Gone Girl is a good film. At times it's a very good film. It also turns out to be the weakest one yet from director David Fincher. It's as if the opportunity to direct this came along when he wanted to coast slightly, matching his style and meticulous craftmanship to material that never really seems to deserve it. This is, let's be honest here, daytime TV movie stuff, given some added spice and edge to make it more of a talking point.
Ben Affleck plays Nick Dunne, the husband who goes home one day to find that his wife (Amy, played by Rosamund Pike) has gone. He calls in the police, and soon finds that he is the main subject of their investigation. As the evidence starts to pile up against him, Nick begins his own investigation. And he starts to suspect that perhaps he didn't really know his wife at all.
Written by Gillian Flynn, adapting her novel for the big screen, this is a film that seems to think it's always one step ahead of the viewer. It's not. Yes, there are one or two moments that will wrong-foot those wondering whether they are watching a real version of events, or something created by either of the main characters, but even those moments are easy to dismiss if you pay close enough attention to what's going on. There are a couple of BIG shocks, I guess, but even those are so heavily signposted that their impact is sorely muted.
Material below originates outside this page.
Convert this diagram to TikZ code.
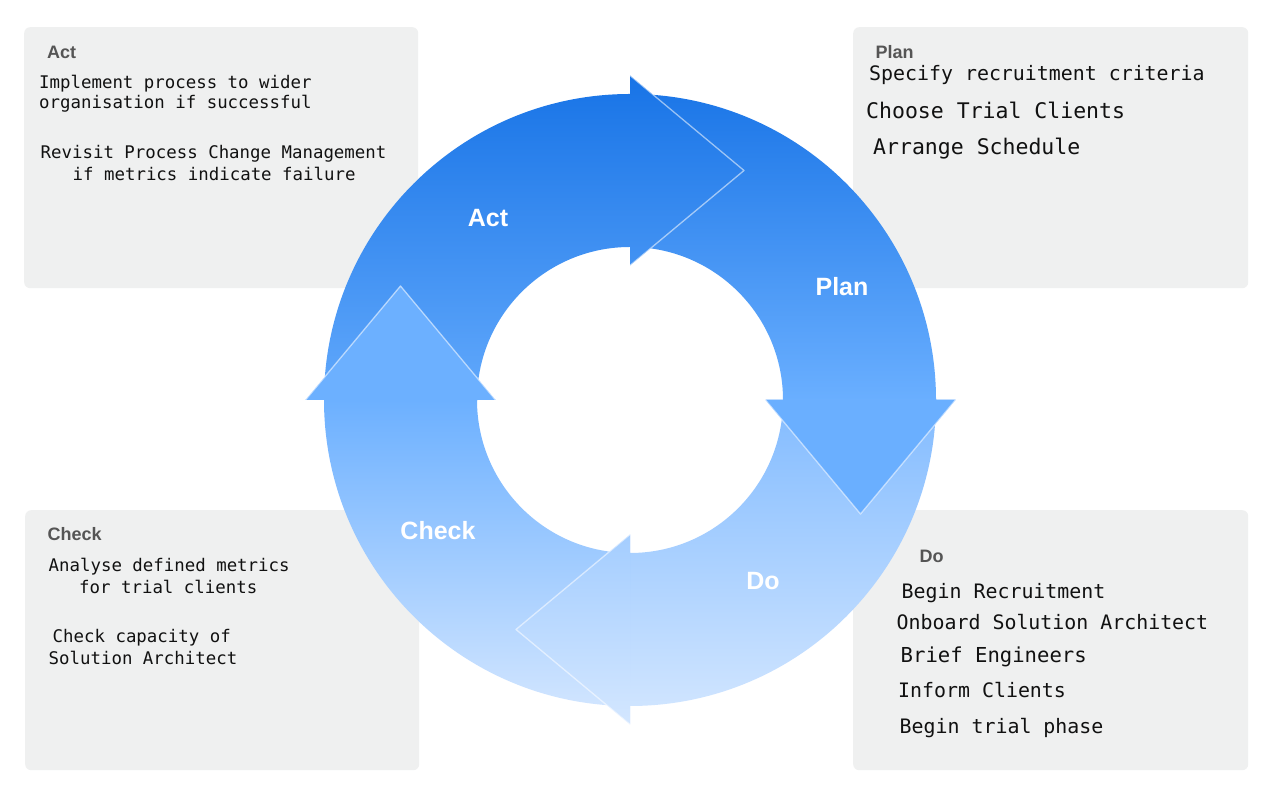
\documentclass[tikz,border=0pt]{standalone}
\usepackage{fontspec}
\setmainfont{Liberation Sans}
\newfontfamily\pdcamono{DejaVu Sans Mono}
\definecolor{boxgray}{HTML}{EFF0F0}
\definecolor{hdrgray}{HTML}{555555}
\definecolor{txtblack}{HTML}{111111}
\definecolor{actTop}{HTML}{1773E6}
\definecolor{actBot}{HTML}{62A9FC}
\definecolor{planBot}{HTML}{6AAFFF}
\definecolor{checkTop}{HTML}{6CB0FF}
\definecolor{checkBot}{HTML}{D1E5FF}
\definecolor{doTop}{HTML}{82BBFF}
\definecolor{doBot}{HTML}{D4E7FF}
\newcommand\pdcaPaintAct{\shade[top color=actTop,bottom color=actBot] (290,396) rectangle (980,724);}
\newcommand\pdcaPaintPlan{\fill[planBot] (290,270) rectangle (980,398);
  \shade[top color=actTop,bottom color=planBot] (290,397) rectangle (980,724);}
\newcommand\pdcaPaintDo{\shade[top color=doTop,bottom color=doBot] (290,70) rectangle (980,399);}
\newcommand\pdcaPaintCheck{\fill[checkTop] (290,396) rectangle (980,515);
  \shade[top color=checkTop,bottom color=checkBot] (290,89) rectangle (980,397);}
\begin{document}
\begin{tikzpicture}[x=1pt,y=1pt,
  panel/.style={fill=boxgray, draw=none, rounded corners=6pt, inner sep=0pt, anchor=north west},
  hdr/.style={font=\fontsize{18}{20}\selectfont\bfseries, text=hdrgray, inner sep=0pt, anchor=base west},
  txts/.style={font=\pdcamono\fontsize{17.4}{20}\selectfont, text=txtblack, inner sep=0pt, anchor=base west},
  txtm/.style={font=\pdcamono\fontsize{19.9}{22}\selectfont, text=txtblack, inner sep=0pt, anchor=base west},
  txtl/.style={font=\pdcamono\fontsize{21.5}{24}\selectfont, text=txtblack, inner sep=0pt, anchor=base west},
  ringlbl/.style={font=\fontsize{25}{28}\selectfont\bfseries, text=white, inner sep=0pt, anchor=base},
  headedge/.style={draw=white, draw opacity=0.55, line width=1.3pt, line join=round, line cap=round}]
\fill[white] (0,0) rectangle (1265,797);
\useasboundingbox (0,0) rectangle (1265,797);

% panels
\node[panel, minimum width=394pt, minimum height=261pt] (actbox) at (24,770) {};
\node[panel, minimum width=395pt, minimum height=261pt] (planbox) at (853,770) {};
\node[panel, minimum width=394pt, minimum height=260pt] (checkbox) at (25,287) {};
\node[panel, minimum width=395pt, minimum height=260pt] (dobox) at (853,287) {};

% ring bodies
\begin{scope}
\clip (324,397) arc[start angle=180,end angle=90,radius=306] -- (630,721.5) -- (744,626.5) -- (630,531.5) -- (630,550) arc[start angle=90,end angle=180,radius=153] -- cycle;
\pdcaPaintAct
\end{scope}
\begin{scope}
\clip (630,703) arc[start angle=90,end angle=0,radius=306] -- (955.5,397) -- (860.5,283) -- (765.5,397) -- (783,397) arc[start angle=0,end angle=90,radius=153] -- cycle;
\pdcaPaintPlan
\end{scope}
\begin{scope}
\clip (936,397) arc[start angle=0,end angle=-90,radius=306] -- (630,72.5) -- (516,167.5) -- (630,262.5) -- (630,244) arc[start angle=-90,end angle=0,radius=153] -- cycle;
\pdcaPaintDo
\end{scope}
\begin{scope}
\clip (630,91) arc[start angle=270,end angle=180,radius=306] -- (305.5,397) -- (400.5,511) -- (495.5,397) -- (477,397) arc[start angle=180,end angle=270,radius=153] -- cycle;
\pdcaPaintCheck
\end{scope}

% arrowheads on top
\begin{scope}
\clip (630,721.5) -- (744,626.5) -- (630,531.5) -- cycle;
\pdcaPaintAct
\end{scope}
\begin{scope}
\clip (955.5,397) -- (860.5,283) -- (765.5,397) -- cycle;
\pdcaPaintPlan
\end{scope}
\begin{scope}
\clip (630,72.5) -- (516,167.5) -- (630,262.5) -- cycle;
\pdcaPaintDo
\end{scope}
\begin{scope}
\clip (305.5,397) -- (400.5,511) -- (495.5,397) -- cycle;
\pdcaPaintCheck
\end{scope}
\draw[headedge] (630,721.5) -- (744,626.5) -- (630,531.5);
\draw[headedge] (955.5,397) -- (860.5,283) -- (765.5,397);
\draw[headedge] (630,72.5) -- (516,167.5) -- (630,262.5);
\draw[headedge] (305.5,397) -- (400.5,511) -- (495.5,397);

% ring labels
\node[ringlbl] (lblact) at (488,570) {Act};
\node[ringlbl] (lblplan) at (842,501) {Plan};
\node[ringlbl] (lblcheck) at (438,257) {Check};
\node[ringlbl] (lbldo) at (763,207) {Do};

% Act panel text
\node[hdr] (acthdr) at (47,738.7) {Act};
\node[txts] (act1) at (39,708.7) {Implement process to wider};
\node[txts] (act2) at (39,688.7) {organisation if successful};
\node[txts] (act3) at (40.5,638.7) {Revisit Process Change Management};
\node[txts] (act4) at (72.5,616) {if metrics indicate failure};

% Plan panel text
\node[hdr] (planhdr) at (875.5,738.7) {Plan};
\node[txtm] (plan1) at (869,716) {Specify recruitment criteria};
\node[txtl] (plan2) at (866,678.7) {Choose Trial Clients};
\node[txtl] (plan3) at (873,642.7) {Arrange Schedule};

% Check panel text
\node[hdr] (checkhdr) at (47.5,256.3) {Check};
\node[txts] (check1) at (48.5,225.3) {Analyse defined metrics};
\node[txts] (check2) at (79,203.7) {for trial clients};
\node[txts] (check3) at (52.5,154.3) {Check capacity of};
\node[txts] (check4) at (48.5,132) {Solution Architect};

% Do panel text
\node[hdr] (dohdr) at (919.5,234.3) {Do};
\node[txtm] (do1) at (901.5,198) {Begin Recruitment};
\node[txtm] (do2) at (896.5,167.7) {Onboard Solution Architect};
\node[txtm, font=\pdcamono\fontsize{20.6}{23}\selectfont] (do3) at (900.5,134.7) {Brief Engineers};
\node[txtm] (do4) at (898,99.7) {Inform Clients};
\node[txtm] (do5) at (899.5,63.7) {Begin trial phase};
\end{tikzpicture}
\end{document}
Thankfully, none of the weaknesses in the source material cause any problems to the cast. Pike and Affleck deliver two fantastic performances, with the former able to enjoy a real variety of roles (depending on how she is being viewed by others) and the latter making the best use yet of that certain smug quality his detractors often accuse him of having. I've never had a problem with Affleck, but even those who tend to dislike what they view as his persona may end up liking his turn here, seeing him turn on charm for the sake of cameras and crowds while constantly having a large finger of suspicion pointed in his direction. Kim Dickens is great as the cop determined to crack the case, and Patrick Fugit tries his best alongside her, despite the fact that he seems trapped in a state of perpetual adolescence. Carrie Coon is the twin sister of Affleck's character, and very good she is in her role, Tyler Perry impresses as a hotshot lawyer willing to act in defence of a man who is starting to look guilty as sin, Neil Patrick Harris is an ex-lover who may or may not have information, and both Sela Ward and Missi Pyle have fun playing two TV celebrities, both with differing approaches but the same aim.
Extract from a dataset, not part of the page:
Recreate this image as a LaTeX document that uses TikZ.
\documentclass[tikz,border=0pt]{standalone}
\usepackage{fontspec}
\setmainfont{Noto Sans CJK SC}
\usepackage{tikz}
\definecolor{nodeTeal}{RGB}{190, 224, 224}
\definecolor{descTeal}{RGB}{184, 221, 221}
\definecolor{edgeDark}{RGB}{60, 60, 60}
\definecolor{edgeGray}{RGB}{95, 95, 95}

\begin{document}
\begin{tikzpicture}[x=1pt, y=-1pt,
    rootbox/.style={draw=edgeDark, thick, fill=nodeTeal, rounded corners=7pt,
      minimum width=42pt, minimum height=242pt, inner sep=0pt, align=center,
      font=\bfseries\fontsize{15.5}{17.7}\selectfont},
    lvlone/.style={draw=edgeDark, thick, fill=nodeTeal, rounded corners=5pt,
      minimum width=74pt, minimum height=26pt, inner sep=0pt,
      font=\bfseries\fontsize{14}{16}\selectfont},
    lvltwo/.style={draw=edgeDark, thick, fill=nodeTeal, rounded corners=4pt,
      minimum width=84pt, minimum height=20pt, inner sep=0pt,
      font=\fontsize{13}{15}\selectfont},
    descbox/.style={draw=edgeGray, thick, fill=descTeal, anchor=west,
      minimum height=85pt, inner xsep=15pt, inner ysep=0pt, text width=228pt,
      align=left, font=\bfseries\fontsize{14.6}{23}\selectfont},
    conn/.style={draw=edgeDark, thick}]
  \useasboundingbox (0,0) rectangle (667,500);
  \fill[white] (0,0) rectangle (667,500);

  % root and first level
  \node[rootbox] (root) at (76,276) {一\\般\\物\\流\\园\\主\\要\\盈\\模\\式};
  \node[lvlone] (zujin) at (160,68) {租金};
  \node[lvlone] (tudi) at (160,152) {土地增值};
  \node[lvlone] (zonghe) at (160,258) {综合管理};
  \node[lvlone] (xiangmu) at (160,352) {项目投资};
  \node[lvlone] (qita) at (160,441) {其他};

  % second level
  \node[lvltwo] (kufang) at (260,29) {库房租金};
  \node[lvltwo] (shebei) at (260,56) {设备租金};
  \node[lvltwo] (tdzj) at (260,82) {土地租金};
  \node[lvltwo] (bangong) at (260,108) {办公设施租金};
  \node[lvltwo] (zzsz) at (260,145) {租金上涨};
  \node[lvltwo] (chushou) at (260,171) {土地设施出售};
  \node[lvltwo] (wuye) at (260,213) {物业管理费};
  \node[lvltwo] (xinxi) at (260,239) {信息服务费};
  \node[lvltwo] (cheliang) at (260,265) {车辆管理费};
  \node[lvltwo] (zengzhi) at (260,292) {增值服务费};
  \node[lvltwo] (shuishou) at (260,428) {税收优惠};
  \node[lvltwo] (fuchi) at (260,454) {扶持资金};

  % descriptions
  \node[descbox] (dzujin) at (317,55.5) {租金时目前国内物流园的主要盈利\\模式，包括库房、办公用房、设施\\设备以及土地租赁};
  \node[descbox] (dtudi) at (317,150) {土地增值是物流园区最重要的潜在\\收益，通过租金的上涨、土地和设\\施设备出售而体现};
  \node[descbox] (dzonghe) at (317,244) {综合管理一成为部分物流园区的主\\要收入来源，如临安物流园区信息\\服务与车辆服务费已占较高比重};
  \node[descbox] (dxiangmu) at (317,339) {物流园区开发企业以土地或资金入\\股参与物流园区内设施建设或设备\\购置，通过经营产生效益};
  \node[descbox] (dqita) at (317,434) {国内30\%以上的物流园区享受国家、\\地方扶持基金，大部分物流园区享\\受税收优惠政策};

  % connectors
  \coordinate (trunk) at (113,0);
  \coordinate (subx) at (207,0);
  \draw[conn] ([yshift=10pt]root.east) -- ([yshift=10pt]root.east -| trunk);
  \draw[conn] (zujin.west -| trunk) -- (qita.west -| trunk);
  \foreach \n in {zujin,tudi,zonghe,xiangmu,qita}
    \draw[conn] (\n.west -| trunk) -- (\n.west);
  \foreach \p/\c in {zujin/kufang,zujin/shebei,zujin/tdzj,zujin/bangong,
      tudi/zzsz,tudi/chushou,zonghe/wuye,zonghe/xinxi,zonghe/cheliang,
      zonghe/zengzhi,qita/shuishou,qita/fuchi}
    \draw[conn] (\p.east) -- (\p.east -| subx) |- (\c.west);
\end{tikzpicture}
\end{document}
There's also the bonus of having Fincher at the helm, even if he IS on auto-pilot (or so it seems). The cool colour palette, the music by Trent Reznor and Atticus Ross, the slow and steady camerawork, the pitch-black humour. I seem to spend half of my time saying that familiarity breeds contempt with the other half of my time appearing to be a bloody hypocrite when I say that familiarity can often be an easy, comforting layer used in movies. This movie falls in to the latter camp.
It's not often that a film can overcome weak source material. This one manages it. But there's only so much that can be done, which is why it ends up being merely a good film, as opposed to a great one.